■ **WHAT THIS TASK INVOLVES**:
Retype every line from the start of the data down to and including the line with "var redLower = [0.839, 0.888, 0.888];". Skip the pictures.

--- start DATA EXCERPT ---

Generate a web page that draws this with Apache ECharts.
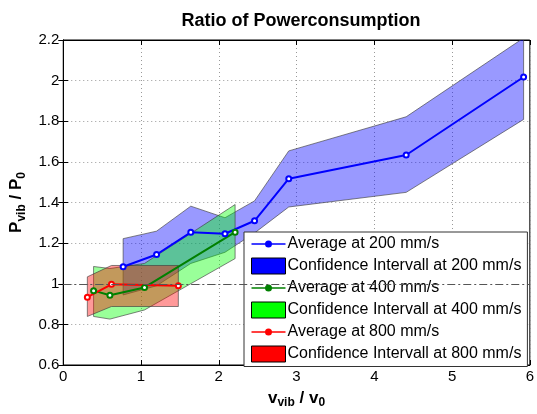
<!DOCTYPE html>
<html>
<head>
<meta charset="utf-8">
<script src="https://cdn.jsdelivr.net/npm/echarts@6/dist/echarts.min.js"></script>
<style>
  html, body { margin: 0; padding: 0; background: #fff; }
  #chart { width: 537px; height: 414px; }
</style>
</head>
<body>
<div id="chart"></div>
<script>
// 200 mm/s
var blueX = [0.77, 1.20, 1.64, 2.08, 2.46, 2.90, 4.41, 5.92];
var blueAvg = [1.084, 1.144, 1.253, 1.246, 1.31, 1.517, 1.634, 2.018];
var blueUpper = [1.222, 1.259, 1.382, 1.325, 1.408, 1.654, 1.822, 2.21];
var blueLower = [0.945, 0.99, 1.10, 1.155, 1.25, 1.378, 1.45, 1.809];
// 400 mm/s
var greenX = [0.39, 0.60, 1.045, 2.21];
var greenAvg = [0.966, 0.943, 0.982, 1.254];
var greenUpper = [1.085, 1.075, 1.10, 1.39];
var greenLower = [0.839, 0.826, 0.871, 1.124];
// 800 mm/s
var redX = [0.31, 0.62, 1.48];
var redAvg = [0.934, 0.997, 0.99];
var redUpper = [1.034, 1.09, 1.09];
var redLower = [0.839, 0.888, 0.888];

var names = ['Average at 200 mm/s', 'Confidence Intervall at 200 mm/s',
             'Average at 400 mm/s', 'Confidence Intervall at 400 mm/s',
             'Average at 800 mm/s', 'Confidence Intervall at 800 mm/s'];

var FONT = '"Liberation Sans", Arial, sans-serif';
// line with a small dot, for the legend
var LINE_ICON = 'path://M0,7.2H34V8.8H0Z M20.5,8A3.5,3.5 0 1 1 13.5,8A3.5,3.5 0 1 1 20.5,8Z';

function pairs(xs, ys) {
    return xs.map(function (x, i) { return [x, ys[i]]; });
}

function band(name, xs, up, lo, fill) {
    return {
        name: name,
        type: 'custom',
        clip: true,
        z: 1,
        data: xs.map(function (x, i) { return [x, up[i], lo[i]]; }),
        renderItem: function (params, api) {
            if (params.dataIndex !== 0) return;
            var pts = [];
            for (var i = 0; i < xs.length; i++) pts.push(api.coord([xs[i], up[i]]));
            for (var j = xs.length - 1; j >= 0; j--) pts.push(api.coord([xs[j], lo[j]]));
            return {
                type: 'polygon',
                shape: { points: pts },
                style: { fill: fill, stroke: 'rgba(60,60,60,0.8)', lineWidth: 0.8 }
            };
        }
    };
}

function avg(name, xs, ys, color, extra) {
    var s = {
        name: name,
        type: 'line',
        z: 3,
        data: pairs(xs, ys),
        symbol: 'emptyCircle',
        symbolSize: 5,
        color: color,
        lineStyle: { width: 2, color: color },
        itemStyle: { color: color, borderWidth: 1.5 }
    };
    if (extra) Object.assign(s, extra);
    return s;
}

function rectItem(name, color) {
    return { name: name, icon: 'rect', itemStyle: { color: color, borderColor: '#000', borderWidth: 1 } };
}

function lineItem(name, color) {
    return { name: name, icon: LINE_ICON, itemStyle: { color: color, borderWidth: 0 } };
}

var chart = echarts.init(document.getElementById('chart'));

var axisText = { color: '#000', fontSize: 15, fontFamily: FONT };
var nameRich = {
    b: { fontSize: 17, fontWeight: 'bold', color: '#000', fontFamily: FONT },
    s: { fontSize: 12, fontWeight: 'bold', color: '#000', fontFamily: FONT, padding: [10, 0, 0, 0] }
};

chart.setOption({
    animation: false,
    textStyle: { fontFamily: FONT },
    title: {
        text: 'Ratio of Powerconsumption',
        left: 296,
        top: 7,
        textAlign: 'center',
        textStyle: { fontSize: 18, fontWeight: 'bold', color: '#000', fontFamily: FONT }
    },
    grid: {
        left: 63, right: 5, top: 40, bottom: 47,
        show: true, borderColor: '#000', borderWidth: 1
    },
    legend: {
        orient: 'vertical',
        left: 244,
        top: 232,
        padding: [4, 6, 4, 7],
        itemGap: 5.5,
        itemWidth: 34,
        itemHeight: 16,
        backgroundColor: '#fff',
        borderColor: '#333',
        borderWidth: 1,
        textStyle: { fontSize: 16, color: '#000', fontFamily: FONT, padding: [0, 0, 0, -3] },
        data: [
            lineItem(names[0], '#0000ff'),
            rectItem(names[1], '#0000ff'),
            lineItem(names[2], '#008000'),
            rectItem(names[3], '#00ff00'),
            lineItem(names[4], '#ff0000'),
            rectItem(names[5], '#ff0000')
        ]
    },
    xAxis: [{
        type: 'value',
        min: 0, max: 6, interval: 1,
        position: 'bottom',
        name: '{b|v}{s|vib}{b| / v}{s|0}',
        nameLocation: 'middle',
        nameGap: 22,
        nameTextStyle: { rich: nameRich },
        axisLine: { show: true, lineStyle: { color: '#000', width: 1 } },
        axisTick: { show: true, inside: true, length: 5, lineStyle: { color: '#000' } },
        axisLabel: Object.assign({ margin: 4 }, axisText),
        splitLine: { show: true, lineStyle: { color: '#999', type: [1, 3], width: 1 } }
    }, {
        type: 'value',
        min: 0, max: 6, interval: 1,
        position: 'top',
        axisLine: { show: true, lineStyle: { color: '#000' } },
        axisTick: { show: true, inside: true, length: 5, lineStyle: { color: '#000' } },
        axisLabel: { show: false },
        splitLine: { show: false }
    }],
    yAxis: [{
        type: 'value',
        min: 0.6, max: 2.2, interval: 0.2,
        position: 'left',
        name: '{b|P}{s|vib}{b| / P}{s|0}',
        nameLocation: 'middle',
        nameGap: 24,
        nameRotate: 90,
        nameTextStyle: { rich: nameRich },
        axisLine: { show: true, lineStyle: { color: '#000', width: 1 } },
        axisTick: { show: true, inside: true, length: 5, lineStyle: { color: '#000' } },
        axisLabel: Object.assign({ margin: 4 }, axisText),
        splitLine: { show: true, lineStyle: { color: '#999', type: [1, 3], width: 1 } }
    }, {
        type: 'value',
        min: 0.6, max: 2.2, interval: 0.2,
        position: 'right',
        axisLine: { show: true, lineStyle: { color: '#000' } },
        axisTick: { show: true, inside: true, length: 5, lineStyle: { color: '#000' } },
        axisLabel: { show: false },
        splitLine: { show: false }
    }],
    series: [
        band(names[1], blueX, blueUpper, blueLower, 'rgba(0,0,255,0.4)'),
        band(names[3], greenX, greenUpper, greenLower, 'rgba(0,255,0,0.4)'),
        band(names[5], redX, redUpper, redLower, 'rgba(255,0,0,0.4)'),
        avg(names[0], blueX, blueAvg, '#0000ff', {
            markLine: {
                silent: true,
                symbol: 'none',
                label: { show: false },
                lineStyle: { color: '#555', type: [8, 3, 2, 3], width: 1 },
                data: [{ yAxis: 1 }]
            }
        }),
        avg(names[2], greenX, greenAvg, '#008000'),
        avg(names[4], redX, redAvg, '#ff0000')
    ]
});
</script>
</body>
</html>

--- end DATA EXCERPT ---

■ **TASK RESULT**:
Generate a web page that draws this with Apache ECharts.
<!DOCTYPE html>
<html>
<head>
<meta charset="utf-8">
<script src="https://cdn.jsdelivr.net/npm/echarts@6/dist/echarts.min.js"></script>
<style>
  html, body { margin: 0; padding: 0; background: #fff; }
  #chart { width: 537px; height: 414px; }
</style>
</head>
<body>
<div id="chart"></div>
<script>
// 200 mm/s
var blueX = [0.77, 1.20, 1.64, 2.08, 2.46, 2.90, 4.41, 5.92];
var blueAvg = [1.084, 1.144, 1.253, 1.246, 1.31, 1.517, 1.634, 2.018];
var blueUpper = [1.222, 1.259, 1.382, 1.325, 1.408, 1.654, 1.822, 2.21];
var blueLower = [0.945, 0.99, 1.10, 1.155, 1.25, 1.378, 1.45, 1.809];
// 400 mm/s
var greenX = [0.39, 0.60, 1.045, 2.21];
var greenAvg = [0.966, 0.943, 0.982, 1.254];
var greenUpper = [1.085, 1.075, 1.10, 1.39];
var greenLower = [0.839, 0.826, 0.871, 1.124];
// 800 mm/s
var redX = [0.31, 0.62, 1.48];
var redAvg = [0.934, 0.997, 0.99];
var redUpper = [1.034, 1.09, 1.09];
var redLower = [0.839, 0.888, 0.888];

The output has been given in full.